▶ [Excerpted data]:
────────────────────────────────────────
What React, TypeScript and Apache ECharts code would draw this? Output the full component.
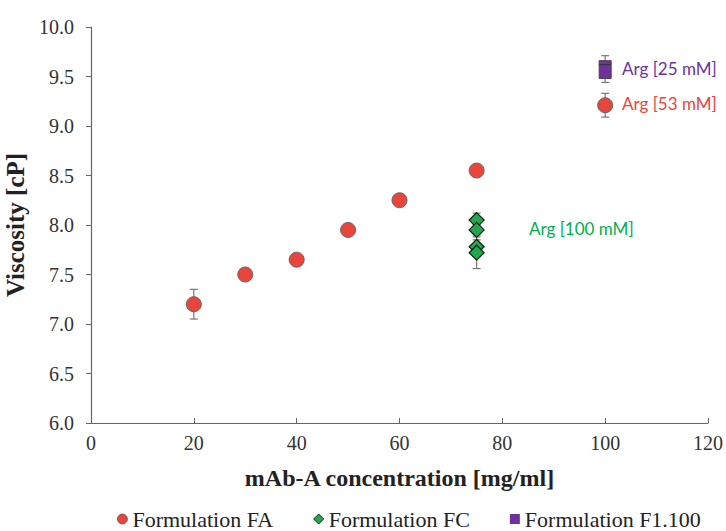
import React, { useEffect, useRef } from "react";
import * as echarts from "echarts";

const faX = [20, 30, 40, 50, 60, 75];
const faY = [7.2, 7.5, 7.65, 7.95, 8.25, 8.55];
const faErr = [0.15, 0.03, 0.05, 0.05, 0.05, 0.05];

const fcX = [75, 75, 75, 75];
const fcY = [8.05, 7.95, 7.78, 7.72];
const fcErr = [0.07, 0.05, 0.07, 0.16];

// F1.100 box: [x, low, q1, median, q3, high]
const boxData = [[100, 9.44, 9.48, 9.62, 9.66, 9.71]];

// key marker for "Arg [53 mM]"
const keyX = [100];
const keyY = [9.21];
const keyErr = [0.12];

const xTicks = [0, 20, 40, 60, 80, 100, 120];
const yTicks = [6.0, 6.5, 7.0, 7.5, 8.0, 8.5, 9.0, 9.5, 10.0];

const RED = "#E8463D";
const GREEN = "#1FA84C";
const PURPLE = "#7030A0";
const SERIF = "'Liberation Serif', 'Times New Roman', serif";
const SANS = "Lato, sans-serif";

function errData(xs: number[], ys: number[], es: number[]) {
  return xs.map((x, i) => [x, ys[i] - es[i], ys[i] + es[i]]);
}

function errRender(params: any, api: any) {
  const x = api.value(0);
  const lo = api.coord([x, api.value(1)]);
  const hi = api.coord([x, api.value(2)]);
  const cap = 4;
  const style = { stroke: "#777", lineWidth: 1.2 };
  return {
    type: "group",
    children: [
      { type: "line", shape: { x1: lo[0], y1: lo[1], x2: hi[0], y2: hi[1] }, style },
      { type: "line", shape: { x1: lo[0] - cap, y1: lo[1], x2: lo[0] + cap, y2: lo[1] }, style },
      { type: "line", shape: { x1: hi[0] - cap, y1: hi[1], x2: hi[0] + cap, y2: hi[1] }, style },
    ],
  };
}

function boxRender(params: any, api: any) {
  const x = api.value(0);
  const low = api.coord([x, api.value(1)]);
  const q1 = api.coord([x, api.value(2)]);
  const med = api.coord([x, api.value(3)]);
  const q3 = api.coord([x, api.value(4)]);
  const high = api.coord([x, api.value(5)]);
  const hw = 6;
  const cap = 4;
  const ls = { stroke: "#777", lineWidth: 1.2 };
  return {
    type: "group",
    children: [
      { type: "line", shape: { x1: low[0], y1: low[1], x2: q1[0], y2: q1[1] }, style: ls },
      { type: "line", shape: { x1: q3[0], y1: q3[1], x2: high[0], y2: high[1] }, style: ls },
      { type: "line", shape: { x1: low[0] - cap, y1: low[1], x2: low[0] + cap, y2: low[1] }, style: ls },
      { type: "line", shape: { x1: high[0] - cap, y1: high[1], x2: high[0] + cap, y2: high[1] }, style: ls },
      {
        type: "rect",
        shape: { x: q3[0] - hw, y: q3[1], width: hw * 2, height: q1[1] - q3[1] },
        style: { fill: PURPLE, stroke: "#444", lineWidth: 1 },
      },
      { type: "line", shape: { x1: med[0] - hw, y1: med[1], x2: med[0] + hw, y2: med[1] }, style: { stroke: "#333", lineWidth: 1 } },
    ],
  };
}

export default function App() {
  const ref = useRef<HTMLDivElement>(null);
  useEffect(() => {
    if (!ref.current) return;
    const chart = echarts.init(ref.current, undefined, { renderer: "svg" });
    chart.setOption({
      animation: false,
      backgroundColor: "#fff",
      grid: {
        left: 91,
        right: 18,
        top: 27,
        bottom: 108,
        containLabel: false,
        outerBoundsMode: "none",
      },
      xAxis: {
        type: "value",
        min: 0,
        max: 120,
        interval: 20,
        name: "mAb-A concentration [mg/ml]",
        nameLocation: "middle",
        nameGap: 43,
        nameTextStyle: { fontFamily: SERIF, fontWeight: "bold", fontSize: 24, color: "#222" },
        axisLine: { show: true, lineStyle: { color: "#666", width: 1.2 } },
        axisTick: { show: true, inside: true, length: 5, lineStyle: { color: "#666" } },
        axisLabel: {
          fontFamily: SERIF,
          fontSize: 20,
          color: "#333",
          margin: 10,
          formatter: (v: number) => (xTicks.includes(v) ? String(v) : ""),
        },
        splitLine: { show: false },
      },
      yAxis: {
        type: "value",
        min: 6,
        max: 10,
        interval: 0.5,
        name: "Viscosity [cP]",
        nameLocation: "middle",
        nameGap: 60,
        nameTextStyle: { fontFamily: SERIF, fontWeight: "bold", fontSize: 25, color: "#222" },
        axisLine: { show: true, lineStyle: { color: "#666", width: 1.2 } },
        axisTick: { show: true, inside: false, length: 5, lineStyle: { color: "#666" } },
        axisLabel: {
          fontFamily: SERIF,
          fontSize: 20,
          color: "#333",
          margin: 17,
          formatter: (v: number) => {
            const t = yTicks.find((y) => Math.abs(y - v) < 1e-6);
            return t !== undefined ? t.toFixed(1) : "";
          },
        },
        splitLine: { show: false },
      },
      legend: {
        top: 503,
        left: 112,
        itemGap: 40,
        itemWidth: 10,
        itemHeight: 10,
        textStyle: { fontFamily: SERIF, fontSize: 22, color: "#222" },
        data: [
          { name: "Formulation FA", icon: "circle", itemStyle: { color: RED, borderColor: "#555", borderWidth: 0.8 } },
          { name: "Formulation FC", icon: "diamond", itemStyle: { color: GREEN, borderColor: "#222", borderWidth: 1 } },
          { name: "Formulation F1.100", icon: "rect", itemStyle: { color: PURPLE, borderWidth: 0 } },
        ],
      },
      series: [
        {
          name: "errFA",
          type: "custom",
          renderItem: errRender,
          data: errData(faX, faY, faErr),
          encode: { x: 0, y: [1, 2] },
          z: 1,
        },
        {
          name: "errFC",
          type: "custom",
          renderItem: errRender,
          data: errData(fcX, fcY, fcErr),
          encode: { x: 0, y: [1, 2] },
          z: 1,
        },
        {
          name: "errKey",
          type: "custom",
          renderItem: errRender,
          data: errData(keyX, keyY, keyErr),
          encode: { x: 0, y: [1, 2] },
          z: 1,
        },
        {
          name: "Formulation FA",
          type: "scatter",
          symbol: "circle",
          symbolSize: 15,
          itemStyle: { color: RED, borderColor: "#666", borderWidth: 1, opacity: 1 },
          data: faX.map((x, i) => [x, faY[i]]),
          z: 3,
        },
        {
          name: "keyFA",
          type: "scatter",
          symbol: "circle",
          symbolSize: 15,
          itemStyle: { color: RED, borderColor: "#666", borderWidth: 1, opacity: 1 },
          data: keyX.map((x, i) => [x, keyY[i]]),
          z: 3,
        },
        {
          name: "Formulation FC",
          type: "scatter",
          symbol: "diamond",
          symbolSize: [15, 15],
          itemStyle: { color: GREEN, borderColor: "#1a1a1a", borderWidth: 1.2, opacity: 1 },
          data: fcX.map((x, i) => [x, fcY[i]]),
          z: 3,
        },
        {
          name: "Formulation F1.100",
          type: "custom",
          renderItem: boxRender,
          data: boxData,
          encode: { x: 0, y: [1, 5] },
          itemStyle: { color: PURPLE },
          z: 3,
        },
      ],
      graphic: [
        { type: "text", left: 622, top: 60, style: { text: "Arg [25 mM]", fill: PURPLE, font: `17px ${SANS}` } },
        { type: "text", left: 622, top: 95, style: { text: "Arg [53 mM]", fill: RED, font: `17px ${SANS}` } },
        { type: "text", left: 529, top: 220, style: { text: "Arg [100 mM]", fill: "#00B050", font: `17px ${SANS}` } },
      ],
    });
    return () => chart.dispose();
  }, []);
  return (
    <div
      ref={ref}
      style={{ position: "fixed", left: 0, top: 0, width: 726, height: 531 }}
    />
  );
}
────────────────────────────────────────
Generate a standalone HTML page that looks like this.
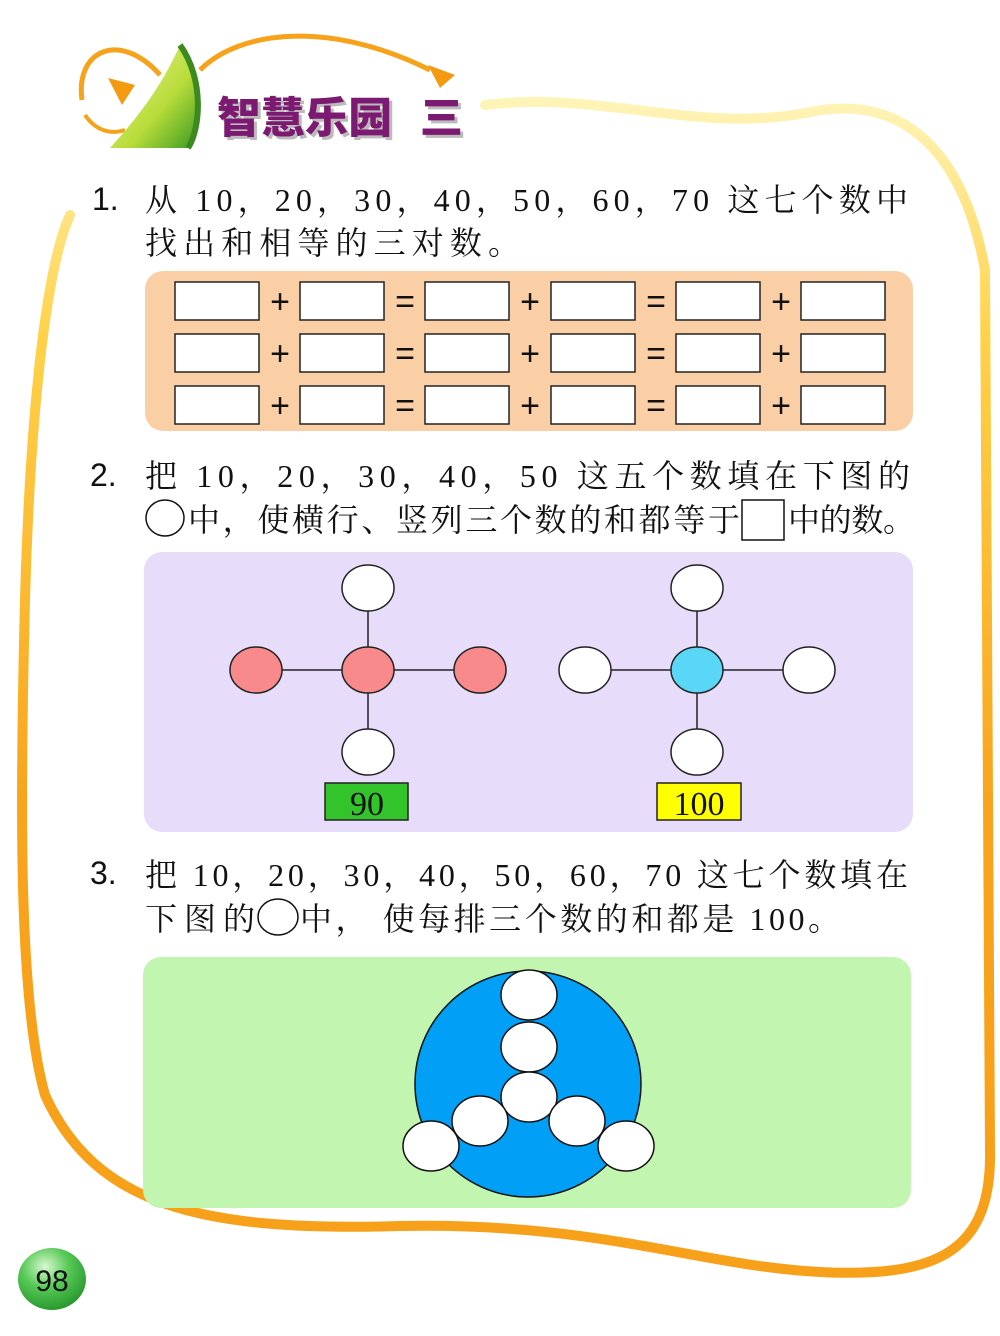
────────────────────────────────────────
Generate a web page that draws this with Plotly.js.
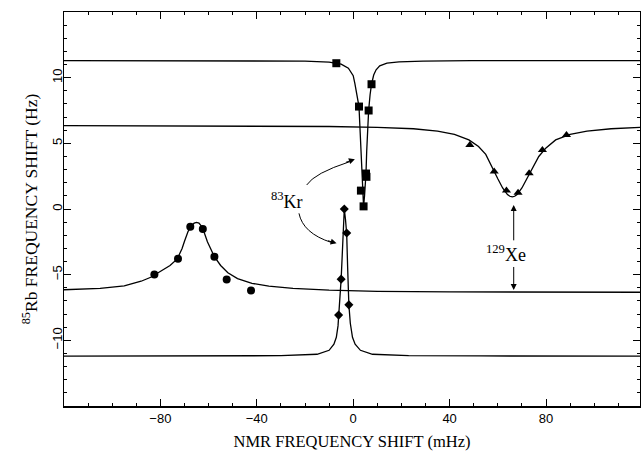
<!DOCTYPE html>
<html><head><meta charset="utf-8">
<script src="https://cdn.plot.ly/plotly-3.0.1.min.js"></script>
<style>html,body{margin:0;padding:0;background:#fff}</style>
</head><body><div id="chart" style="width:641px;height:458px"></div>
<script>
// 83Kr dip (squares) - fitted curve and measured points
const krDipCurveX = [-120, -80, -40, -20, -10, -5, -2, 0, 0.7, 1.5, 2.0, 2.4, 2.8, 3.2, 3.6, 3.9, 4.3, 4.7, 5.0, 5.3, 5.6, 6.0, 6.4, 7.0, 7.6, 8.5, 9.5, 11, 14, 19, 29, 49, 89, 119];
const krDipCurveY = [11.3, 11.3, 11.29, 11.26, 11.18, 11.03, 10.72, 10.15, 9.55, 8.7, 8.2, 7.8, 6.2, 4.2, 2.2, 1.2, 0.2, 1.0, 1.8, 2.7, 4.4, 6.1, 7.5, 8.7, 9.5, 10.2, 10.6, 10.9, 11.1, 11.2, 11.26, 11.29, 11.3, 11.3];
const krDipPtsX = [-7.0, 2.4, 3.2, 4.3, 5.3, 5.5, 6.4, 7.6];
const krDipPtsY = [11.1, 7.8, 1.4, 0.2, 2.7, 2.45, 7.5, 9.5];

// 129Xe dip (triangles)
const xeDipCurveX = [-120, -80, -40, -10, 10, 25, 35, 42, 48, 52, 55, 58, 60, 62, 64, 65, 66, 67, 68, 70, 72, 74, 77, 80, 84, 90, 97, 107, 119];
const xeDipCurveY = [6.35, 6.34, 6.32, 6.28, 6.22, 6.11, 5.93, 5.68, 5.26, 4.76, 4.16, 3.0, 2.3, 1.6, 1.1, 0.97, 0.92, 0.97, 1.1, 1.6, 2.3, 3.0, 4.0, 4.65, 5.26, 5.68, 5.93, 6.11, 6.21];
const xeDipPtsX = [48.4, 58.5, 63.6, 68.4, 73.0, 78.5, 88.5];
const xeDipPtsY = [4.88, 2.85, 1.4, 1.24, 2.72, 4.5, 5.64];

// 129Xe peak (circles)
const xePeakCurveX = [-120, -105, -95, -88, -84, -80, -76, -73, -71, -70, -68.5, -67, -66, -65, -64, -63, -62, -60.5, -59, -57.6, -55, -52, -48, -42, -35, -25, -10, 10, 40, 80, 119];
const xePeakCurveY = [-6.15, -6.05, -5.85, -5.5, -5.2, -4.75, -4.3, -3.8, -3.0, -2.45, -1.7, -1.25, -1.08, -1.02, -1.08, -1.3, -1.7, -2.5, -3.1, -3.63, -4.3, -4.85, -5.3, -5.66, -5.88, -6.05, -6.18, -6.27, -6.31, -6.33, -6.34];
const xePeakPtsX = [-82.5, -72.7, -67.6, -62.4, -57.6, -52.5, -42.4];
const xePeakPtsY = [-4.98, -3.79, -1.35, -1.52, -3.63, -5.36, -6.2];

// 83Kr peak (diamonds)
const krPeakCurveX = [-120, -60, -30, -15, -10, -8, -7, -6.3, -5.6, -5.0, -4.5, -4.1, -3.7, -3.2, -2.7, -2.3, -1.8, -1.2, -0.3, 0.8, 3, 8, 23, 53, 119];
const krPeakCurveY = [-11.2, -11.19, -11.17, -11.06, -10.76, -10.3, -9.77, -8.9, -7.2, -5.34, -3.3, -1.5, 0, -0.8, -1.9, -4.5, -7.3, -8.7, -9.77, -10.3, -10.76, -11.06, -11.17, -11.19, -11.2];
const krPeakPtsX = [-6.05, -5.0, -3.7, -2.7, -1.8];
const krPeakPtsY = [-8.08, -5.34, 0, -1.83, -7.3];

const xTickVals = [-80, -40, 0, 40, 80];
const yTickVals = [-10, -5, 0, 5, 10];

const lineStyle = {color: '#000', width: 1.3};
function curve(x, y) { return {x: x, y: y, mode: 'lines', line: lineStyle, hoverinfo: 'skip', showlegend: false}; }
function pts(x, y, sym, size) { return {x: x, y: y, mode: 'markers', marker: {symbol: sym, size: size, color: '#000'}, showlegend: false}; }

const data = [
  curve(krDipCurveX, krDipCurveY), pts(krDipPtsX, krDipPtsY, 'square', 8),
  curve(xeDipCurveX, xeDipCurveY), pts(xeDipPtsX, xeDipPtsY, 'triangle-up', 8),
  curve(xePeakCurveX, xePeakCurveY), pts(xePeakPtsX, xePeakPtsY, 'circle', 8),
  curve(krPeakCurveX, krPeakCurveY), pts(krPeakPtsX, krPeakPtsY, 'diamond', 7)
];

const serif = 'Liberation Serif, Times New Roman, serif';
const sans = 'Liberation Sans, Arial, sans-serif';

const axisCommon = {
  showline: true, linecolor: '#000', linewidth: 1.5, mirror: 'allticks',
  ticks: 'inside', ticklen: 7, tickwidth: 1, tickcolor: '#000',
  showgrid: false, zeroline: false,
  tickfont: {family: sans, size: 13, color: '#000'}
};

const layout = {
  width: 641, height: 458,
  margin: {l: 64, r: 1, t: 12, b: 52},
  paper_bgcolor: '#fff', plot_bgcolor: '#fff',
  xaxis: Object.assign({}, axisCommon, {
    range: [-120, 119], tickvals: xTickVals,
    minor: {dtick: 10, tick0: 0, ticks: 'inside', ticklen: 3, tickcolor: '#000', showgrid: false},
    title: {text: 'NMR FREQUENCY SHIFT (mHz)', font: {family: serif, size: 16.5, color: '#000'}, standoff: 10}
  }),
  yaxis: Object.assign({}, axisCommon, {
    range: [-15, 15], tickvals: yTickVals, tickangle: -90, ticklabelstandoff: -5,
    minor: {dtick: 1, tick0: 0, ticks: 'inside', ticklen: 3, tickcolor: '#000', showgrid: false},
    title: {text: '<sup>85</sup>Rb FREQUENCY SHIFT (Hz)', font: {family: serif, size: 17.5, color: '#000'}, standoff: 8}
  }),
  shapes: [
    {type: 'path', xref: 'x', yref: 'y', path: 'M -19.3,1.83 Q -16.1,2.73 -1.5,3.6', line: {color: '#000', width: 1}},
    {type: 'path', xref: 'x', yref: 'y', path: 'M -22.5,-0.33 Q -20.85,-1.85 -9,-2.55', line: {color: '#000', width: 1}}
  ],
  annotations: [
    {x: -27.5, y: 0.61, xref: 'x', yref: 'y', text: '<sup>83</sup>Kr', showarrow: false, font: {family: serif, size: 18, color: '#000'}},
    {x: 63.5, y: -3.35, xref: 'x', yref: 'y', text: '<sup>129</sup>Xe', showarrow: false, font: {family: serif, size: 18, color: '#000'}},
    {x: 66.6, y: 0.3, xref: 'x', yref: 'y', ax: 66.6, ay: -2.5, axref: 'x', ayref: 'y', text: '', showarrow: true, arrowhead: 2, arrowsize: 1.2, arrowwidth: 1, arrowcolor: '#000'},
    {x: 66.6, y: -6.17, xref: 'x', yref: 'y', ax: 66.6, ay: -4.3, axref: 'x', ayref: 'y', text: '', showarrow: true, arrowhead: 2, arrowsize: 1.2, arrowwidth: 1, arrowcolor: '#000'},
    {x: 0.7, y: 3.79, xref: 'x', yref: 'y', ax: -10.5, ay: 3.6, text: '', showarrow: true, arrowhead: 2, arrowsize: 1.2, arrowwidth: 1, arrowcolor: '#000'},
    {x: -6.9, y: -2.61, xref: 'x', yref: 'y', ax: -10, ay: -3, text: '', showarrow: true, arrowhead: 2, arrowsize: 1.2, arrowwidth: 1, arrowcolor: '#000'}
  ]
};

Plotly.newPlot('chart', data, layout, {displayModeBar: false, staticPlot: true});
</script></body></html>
────────────────────────────────────────
▶ [What this task involves]:
Only the lines starting at the line with "What React, TypeScript" and ending at the line with "const fcErr = [0.07, 0.05, 0.07, 0.16];" should be printed again, exactly and with both ends kept; omit the pictures.

▶ [Solved exercise]:
What React, TypeScript and Apache ECharts code would draw this? Output the full component.
import React, { useEffect, useRef } from "react";
import * as echarts from "echarts";

const faX = [20, 30, 40, 50, 60, 75];
const faY = [7.2, 7.5, 7.65, 7.95, 8.25, 8.55];
const faErr = [0.15, 0.03, 0.05, 0.05, 0.05, 0.05];

const fcX = [75, 75, 75, 75];
const fcY = [8.05, 7.95, 7.78, 7.72];
const fcErr = [0.07, 0.05, 0.07, 0.16];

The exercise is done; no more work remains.